El Señor en este tiempo de redención y salvación, viene a nosotros no con la espada flameante del querubín que desterró a nuestros padres del paraíso terreno, sino con la voz del padre amoroso que nos llama a acercarnos a Él, para readmitirnos en su amistad y hacernos gustar los frutos suavísimos de su bondad divina. No es el ángel ejecutor de su justicia, sino es el mismo Verbo encarnado que desciende a nosotros, autor de la nueva alianza, que nos repite las consoladoras palabras: vengan a mi todos ustedes que están cansados y agobiados, y yo les daré descanso.

Que estén fatigados, o que estén cansados de correr detrás de las falaces promesas del mundo para obtener una felicidad y una paz que el mundo no ha podido dar. Que están agobiados, es decir, culpables de muchos errores y esclavos de sus pasiones, y, por tanto, dignos de condena y castigo. No ha venido, añade, a llamar a los justos, sino a los pecadores, porque no tienen necesidad de médico los sanos, sino los enfermos. No ha venido para dispersar sino para salvar.

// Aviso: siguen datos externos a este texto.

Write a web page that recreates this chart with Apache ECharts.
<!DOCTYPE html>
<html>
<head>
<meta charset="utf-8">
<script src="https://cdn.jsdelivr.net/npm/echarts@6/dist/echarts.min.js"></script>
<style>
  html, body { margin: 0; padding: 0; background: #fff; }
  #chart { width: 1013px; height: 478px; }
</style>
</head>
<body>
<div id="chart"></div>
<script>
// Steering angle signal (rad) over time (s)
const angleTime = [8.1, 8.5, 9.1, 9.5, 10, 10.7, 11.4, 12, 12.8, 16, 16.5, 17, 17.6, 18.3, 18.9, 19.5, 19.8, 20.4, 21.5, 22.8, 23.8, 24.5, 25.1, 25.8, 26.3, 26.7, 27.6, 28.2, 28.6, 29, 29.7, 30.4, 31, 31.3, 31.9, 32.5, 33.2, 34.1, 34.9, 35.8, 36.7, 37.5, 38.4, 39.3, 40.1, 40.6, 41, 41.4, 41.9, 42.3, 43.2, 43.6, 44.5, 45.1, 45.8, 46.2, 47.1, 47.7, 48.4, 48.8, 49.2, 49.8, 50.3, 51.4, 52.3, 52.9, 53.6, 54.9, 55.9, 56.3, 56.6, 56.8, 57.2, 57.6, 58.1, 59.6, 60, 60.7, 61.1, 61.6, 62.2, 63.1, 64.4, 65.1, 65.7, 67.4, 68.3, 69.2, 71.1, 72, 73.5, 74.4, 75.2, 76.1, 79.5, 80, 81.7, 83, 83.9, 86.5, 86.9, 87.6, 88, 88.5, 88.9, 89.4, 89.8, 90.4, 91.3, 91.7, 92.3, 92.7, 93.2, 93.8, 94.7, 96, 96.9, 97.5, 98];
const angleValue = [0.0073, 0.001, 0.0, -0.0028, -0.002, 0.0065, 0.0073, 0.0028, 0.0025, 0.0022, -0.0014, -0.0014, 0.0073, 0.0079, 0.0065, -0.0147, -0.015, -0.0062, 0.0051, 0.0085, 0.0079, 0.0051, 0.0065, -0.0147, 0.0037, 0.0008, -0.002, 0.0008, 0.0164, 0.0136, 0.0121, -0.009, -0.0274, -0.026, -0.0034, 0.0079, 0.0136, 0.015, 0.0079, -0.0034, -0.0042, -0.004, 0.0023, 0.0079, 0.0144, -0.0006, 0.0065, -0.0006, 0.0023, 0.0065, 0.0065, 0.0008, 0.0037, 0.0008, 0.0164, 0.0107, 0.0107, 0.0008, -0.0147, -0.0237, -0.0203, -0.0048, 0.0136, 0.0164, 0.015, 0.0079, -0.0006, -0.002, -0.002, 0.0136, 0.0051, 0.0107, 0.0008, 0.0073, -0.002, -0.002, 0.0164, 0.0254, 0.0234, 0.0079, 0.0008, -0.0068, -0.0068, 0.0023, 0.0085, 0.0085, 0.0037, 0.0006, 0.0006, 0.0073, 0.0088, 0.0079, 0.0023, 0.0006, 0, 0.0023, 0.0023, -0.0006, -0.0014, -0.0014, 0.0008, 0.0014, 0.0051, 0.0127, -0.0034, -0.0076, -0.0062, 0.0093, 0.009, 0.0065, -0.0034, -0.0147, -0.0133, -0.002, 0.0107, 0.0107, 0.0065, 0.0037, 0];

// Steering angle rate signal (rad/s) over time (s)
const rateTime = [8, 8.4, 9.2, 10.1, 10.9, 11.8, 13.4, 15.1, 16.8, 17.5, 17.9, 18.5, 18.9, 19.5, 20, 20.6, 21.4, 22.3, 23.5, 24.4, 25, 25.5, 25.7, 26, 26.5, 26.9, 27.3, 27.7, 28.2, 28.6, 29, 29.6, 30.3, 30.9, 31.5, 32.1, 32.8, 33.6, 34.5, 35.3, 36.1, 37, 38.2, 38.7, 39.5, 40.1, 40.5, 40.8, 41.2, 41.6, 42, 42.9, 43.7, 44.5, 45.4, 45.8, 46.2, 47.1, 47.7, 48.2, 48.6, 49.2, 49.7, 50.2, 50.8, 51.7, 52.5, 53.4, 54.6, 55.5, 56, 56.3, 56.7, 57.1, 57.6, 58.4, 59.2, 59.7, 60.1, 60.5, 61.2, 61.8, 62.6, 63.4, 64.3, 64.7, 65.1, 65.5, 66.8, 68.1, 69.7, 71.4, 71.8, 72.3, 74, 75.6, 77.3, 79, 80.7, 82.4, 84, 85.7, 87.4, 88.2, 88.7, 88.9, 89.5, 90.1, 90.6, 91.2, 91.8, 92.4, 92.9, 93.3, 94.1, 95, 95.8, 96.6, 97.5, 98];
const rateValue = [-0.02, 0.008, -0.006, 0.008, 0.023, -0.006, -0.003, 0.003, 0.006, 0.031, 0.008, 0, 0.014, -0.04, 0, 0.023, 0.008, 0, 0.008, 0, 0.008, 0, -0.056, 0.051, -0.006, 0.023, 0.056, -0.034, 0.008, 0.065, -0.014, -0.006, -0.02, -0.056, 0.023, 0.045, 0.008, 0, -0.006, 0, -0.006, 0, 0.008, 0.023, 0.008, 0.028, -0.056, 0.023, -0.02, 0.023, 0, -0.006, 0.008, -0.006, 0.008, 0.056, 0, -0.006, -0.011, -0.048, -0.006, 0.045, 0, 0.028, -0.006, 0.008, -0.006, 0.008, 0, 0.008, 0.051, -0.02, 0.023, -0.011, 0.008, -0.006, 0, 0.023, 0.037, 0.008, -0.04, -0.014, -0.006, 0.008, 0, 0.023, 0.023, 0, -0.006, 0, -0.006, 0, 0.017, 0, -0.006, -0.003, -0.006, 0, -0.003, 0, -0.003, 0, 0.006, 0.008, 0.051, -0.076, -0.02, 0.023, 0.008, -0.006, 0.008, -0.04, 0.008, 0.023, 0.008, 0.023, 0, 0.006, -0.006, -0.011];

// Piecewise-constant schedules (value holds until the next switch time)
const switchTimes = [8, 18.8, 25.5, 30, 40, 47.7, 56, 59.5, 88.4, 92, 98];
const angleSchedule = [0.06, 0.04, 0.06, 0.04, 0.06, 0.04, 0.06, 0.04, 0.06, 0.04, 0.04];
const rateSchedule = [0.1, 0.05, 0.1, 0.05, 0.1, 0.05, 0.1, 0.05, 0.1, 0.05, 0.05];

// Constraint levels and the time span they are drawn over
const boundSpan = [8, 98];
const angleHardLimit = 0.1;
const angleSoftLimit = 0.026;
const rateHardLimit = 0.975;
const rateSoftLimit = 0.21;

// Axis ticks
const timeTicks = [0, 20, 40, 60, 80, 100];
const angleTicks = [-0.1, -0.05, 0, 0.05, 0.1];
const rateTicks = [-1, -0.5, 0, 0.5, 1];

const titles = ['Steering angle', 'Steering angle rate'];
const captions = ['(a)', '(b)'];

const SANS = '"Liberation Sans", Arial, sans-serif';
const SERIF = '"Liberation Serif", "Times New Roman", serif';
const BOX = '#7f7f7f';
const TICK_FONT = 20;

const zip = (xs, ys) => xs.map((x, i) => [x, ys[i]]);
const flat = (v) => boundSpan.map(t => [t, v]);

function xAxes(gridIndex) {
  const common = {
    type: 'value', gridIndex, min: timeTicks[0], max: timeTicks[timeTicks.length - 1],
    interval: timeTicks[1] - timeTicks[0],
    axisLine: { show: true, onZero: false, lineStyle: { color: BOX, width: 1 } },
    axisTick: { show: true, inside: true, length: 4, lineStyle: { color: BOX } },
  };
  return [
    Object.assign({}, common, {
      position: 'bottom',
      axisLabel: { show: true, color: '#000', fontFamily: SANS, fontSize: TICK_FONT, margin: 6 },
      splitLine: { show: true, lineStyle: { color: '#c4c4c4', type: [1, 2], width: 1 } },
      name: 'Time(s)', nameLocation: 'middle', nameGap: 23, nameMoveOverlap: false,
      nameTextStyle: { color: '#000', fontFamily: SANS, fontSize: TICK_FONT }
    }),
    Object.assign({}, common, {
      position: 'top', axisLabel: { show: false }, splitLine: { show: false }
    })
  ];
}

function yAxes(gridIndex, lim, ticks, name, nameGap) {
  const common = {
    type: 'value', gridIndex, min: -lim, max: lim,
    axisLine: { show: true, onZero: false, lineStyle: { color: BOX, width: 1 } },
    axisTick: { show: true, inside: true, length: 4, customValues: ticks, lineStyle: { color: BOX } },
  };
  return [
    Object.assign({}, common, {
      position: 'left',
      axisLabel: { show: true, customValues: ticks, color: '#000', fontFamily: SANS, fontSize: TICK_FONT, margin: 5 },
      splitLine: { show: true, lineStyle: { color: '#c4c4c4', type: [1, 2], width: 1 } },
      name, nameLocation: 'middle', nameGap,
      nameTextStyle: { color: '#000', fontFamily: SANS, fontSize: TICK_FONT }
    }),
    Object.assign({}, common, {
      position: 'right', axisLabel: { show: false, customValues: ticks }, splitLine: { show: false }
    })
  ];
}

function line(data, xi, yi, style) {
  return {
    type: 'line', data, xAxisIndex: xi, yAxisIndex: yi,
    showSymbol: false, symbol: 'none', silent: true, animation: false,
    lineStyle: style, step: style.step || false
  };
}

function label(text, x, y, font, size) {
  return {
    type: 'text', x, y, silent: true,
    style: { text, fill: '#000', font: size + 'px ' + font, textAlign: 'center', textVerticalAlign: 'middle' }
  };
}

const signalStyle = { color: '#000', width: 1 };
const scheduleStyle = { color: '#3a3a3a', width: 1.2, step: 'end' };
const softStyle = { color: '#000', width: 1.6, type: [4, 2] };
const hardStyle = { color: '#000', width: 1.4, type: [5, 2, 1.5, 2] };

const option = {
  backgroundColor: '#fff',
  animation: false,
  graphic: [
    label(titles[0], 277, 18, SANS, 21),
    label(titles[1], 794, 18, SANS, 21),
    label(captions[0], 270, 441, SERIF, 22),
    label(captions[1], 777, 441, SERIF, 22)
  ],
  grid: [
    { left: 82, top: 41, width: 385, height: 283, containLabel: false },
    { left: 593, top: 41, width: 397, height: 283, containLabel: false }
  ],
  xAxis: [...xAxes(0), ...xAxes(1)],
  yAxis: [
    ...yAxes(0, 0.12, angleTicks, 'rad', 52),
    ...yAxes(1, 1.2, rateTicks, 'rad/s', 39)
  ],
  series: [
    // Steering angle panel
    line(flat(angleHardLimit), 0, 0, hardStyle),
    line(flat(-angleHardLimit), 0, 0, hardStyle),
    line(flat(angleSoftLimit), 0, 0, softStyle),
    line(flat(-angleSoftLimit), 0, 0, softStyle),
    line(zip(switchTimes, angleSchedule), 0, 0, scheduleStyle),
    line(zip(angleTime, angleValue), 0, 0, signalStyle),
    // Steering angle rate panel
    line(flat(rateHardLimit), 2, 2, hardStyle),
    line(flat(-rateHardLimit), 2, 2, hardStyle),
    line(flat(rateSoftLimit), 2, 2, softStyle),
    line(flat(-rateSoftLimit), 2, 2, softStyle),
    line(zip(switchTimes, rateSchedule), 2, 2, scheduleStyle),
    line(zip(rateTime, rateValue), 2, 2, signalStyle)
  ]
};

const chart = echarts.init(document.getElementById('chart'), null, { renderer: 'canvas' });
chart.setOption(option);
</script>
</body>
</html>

 Aquí está, hermanos, el espíritu que da forma al Jubileo y a la alianza que Dios quiere estrechar con nosotros. De las palabras del Redentor todo respira clemencia, misericordia y perdón. El Señor nos llama con la voz del corazón, con la palabra de amor; si así todavía nos perdemos, eso es efecto de la obstinación en el mal; nos perdemos porque nos queremos perder.

El Señor nos ofrece la paz, paz honrada, noble y divina, nos asegura la gloria eterna, nos ofrece el perdón, la abundancia profunda de su gracia. Es desconocido por tantos nuestro Señor Jesucristo, se le blasfema, se le ultraja, mientras una cantidad no pequeña de cristianos, sin llegar a la negación de Dios y de Jesucristo, de hecho, viven en la más completa indiferencia y apatía para todo aquello que se refiere a la relación con nuestro Creador y Redentor. Ahora bien, llega propicio el santo Jubileo para sacudir, rehabilitar y santificar a cuantos tienen necesidad. ¡Oh! Con razón podemos elevar el cántico del salmista: ¡la misericordia del Señor, cantaré eternamente!

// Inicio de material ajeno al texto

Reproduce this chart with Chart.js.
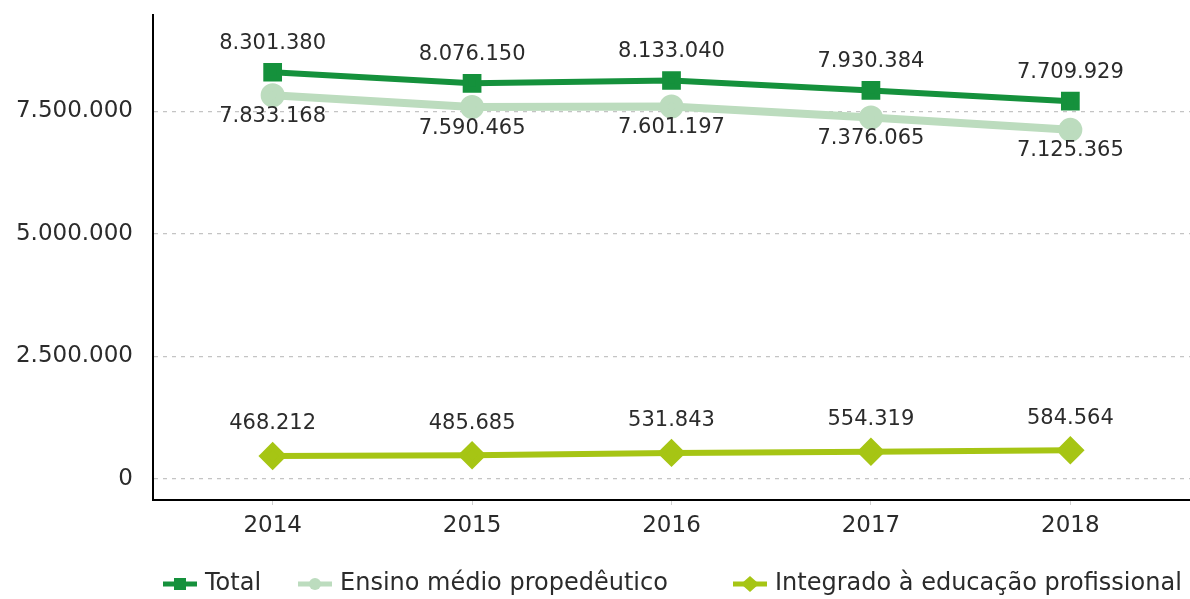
<!DOCTYPE html>
<html>
<head>
<meta charset="utf-8">
<script src="https://cdn.jsdelivr.net/npm/chart.js@4/dist/chart.umd.min.js"></script>
<style>
  html, body { margin: 0; padding: 0; background: #fff; overflow: hidden; }
  canvas { display: block; }
</style>
</head>
<body>
<canvas id="chart" width="1190" height="599"></canvas>
<script>
var years = [2014, 2015, 2016, 2017, 2018];
var total = [8301380, 8076150, 8133040, 7930384, 7709929];
var propedeutico = [7833168, 7590465, 7601197, 7376065, 7125365];
var integrado = [468212, 485685, 531843, 554319, 584564];
var yTicks = [0, 2500000, 5000000, 7500000];

var FONT = '"DejaVu Sans", "Open Sans", sans-serif';
var TEXT = '#2b2b2b';

function fmt(v) {
  return String(v).replace(/\B(?=(\d{3})+(?!\d))/g, '.');
}

function pairs(arr) {
  return years.map(function(y, i) { return {x: y, y: arr[i]}; });
}

// numbers printed next to each point
var valueLabels = {
  id: 'valueLabels',
  afterDatasetsDraw: function(chart) {
    var ctx = chart.ctx;
    ctx.save();
    ctx.font = '21px ' + FONT;
    ctx.fillStyle = TEXT;
    ctx.textAlign = 'center';
    ctx.textBaseline = 'middle';
    chart.data.datasets.forEach(function(ds, i) {
      var meta = chart.getDatasetMeta(i);
      meta.data.forEach(function(pt, j) {
        ctx.fillText(fmt(ds.data[j].y), pt.x, pt.y + ds.labelDy);
      });
    });
    ctx.restore();
  }
};

// legend: line + marker, then the name
var lineLegend = {
  id: 'lineLegend',
  afterDraw: function(chart) {
    var ctx = chart.ctx;
    var starts = [163, 298, 733], y = 584;
    ctx.save();
    ctx.font = '24px ' + FONT;
    ctx.textBaseline = 'middle';
    chart.data.datasets.forEach(function(ds, i) {
      var x = starts[i];
      ctx.strokeStyle = ds.borderColor;
      ctx.fillStyle = ds.borderColor;
      ctx.lineWidth = 5;
      ctx.beginPath(); ctx.moveTo(x, y); ctx.lineTo(x + 34, y); ctx.stroke();
      ctx.beginPath();
      var cx = x + 17;
      if (ds.pointStyle === 'rect') ctx.rect(cx - 6, y - 6, 12, 12);
      else if (ds.pointStyle === 'circle') ctx.arc(cx, y, 6, 0, Math.PI * 2);
      else { ctx.moveTo(cx, y - 8); ctx.lineTo(cx + 9, y); ctx.lineTo(cx, y + 8); ctx.lineTo(cx - 9, y); ctx.closePath(); }
      ctx.fill();
      ctx.fillStyle = TEXT;
      ctx.fillText(ds.label, x + 42, y);
    });
    ctx.restore();
  }
};

new Chart(document.getElementById('chart').getContext('2d'), {
  type: 'line',
  data: {
    datasets: [{
      label: 'Total',
      data: pairs(total),
      borderColor: '#15913c',
      backgroundColor: '#15913c',
      borderWidth: 6,
      pointStyle: 'rect',
      pointRadius: 9,
      labelDy: -29,
      order: 1
    }, {
      label: 'Ensino médio propedêutico',
      data: pairs(propedeutico),
      borderColor: '#bcdcbe',
      backgroundColor: '#bcdcbe',
      borderWidth: 8,
      pointStyle: 'circle',
      pointRadius: 8,
      labelDy: 21,
      order: 2
    }, {
      label: 'Integrado à educação profissional',
      data: pairs(integrado),
      borderColor: '#a6c514',
      backgroundColor: '#a6c514',
      borderWidth: 6,
      pointStyle: 'rectRot',
      pointRadius: 10,
      labelDy: -32,
      order: 3
    }]
  },
  options: {
    responsive: false,
    animation: false,
    devicePixelRatio: 1,
    layout: { autoPadding: false, padding: { top: 15, right: 0, left: 0, bottom: 54 } },
    elements: { line: { tension: 0 } },
    plugins: {
      legend: { display: false },
      tooltip: { enabled: false }
    },
    scales: {
      x: {
        type: 'linear',
        min: 2013.4,
        max: 2018.6,
        afterBuildTicks: function(scale) {
          scale.ticks = years.map(function(v) { return {value: v}; });
        },
        afterFit: function(scale) {
          scale.height = 45;
          scale.paddingLeft = 0; scale.paddingRight = 0;
        },
        border: { display: true, color: '#000', width: 2 },
        grid: { drawOnChartArea: false, drawTicks: true, tickLength: 5, color: '#cfcfcf' },
        ticks: {
          color: TEXT,
          padding: 7,
          font: { family: FONT, size: 23 },
          callback: function(v) { return String(v); }
        }
      },
      y: {
        min: -430000,
        max: 9470000,
        afterBuildTicks: function(scale) {
          scale.ticks = yTicks.map(function(v) { return {value: v}; });
        },
        afterFit: function(scale) {
          scale.width = 153;
          scale.paddingTop = 0; scale.paddingBottom = 0;
        },
        border: { display: true, color: '#000', width: 2, dash: [4, 5] },
        grid: { drawTicks: false, color: '#c4c4c4', lineWidth: 1.3 },
        ticks: {
          color: TEXT,
          padding: 20,
          font: { family: FONT, size: 23 },
          callback: function(v) { return fmt(v); }
        }
      }
    }
  },
  plugins: [valueLabels, lineLegend]
});
</script>
</body>
</html>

 Reafirmamos, por tanto, hermanos e hijitos queridos, nuestra fe en Dios y en Aquel que Él ha enviado en la plenitud de los tiempos y no nos arrepintamos de corresponder a la invitación del Padre común de los creyentes. (San Guido, Homilía sobre el Jubileo, 25 de diciembre de 1924, Catedral de Parma, FCT 27, pp. 173 -174).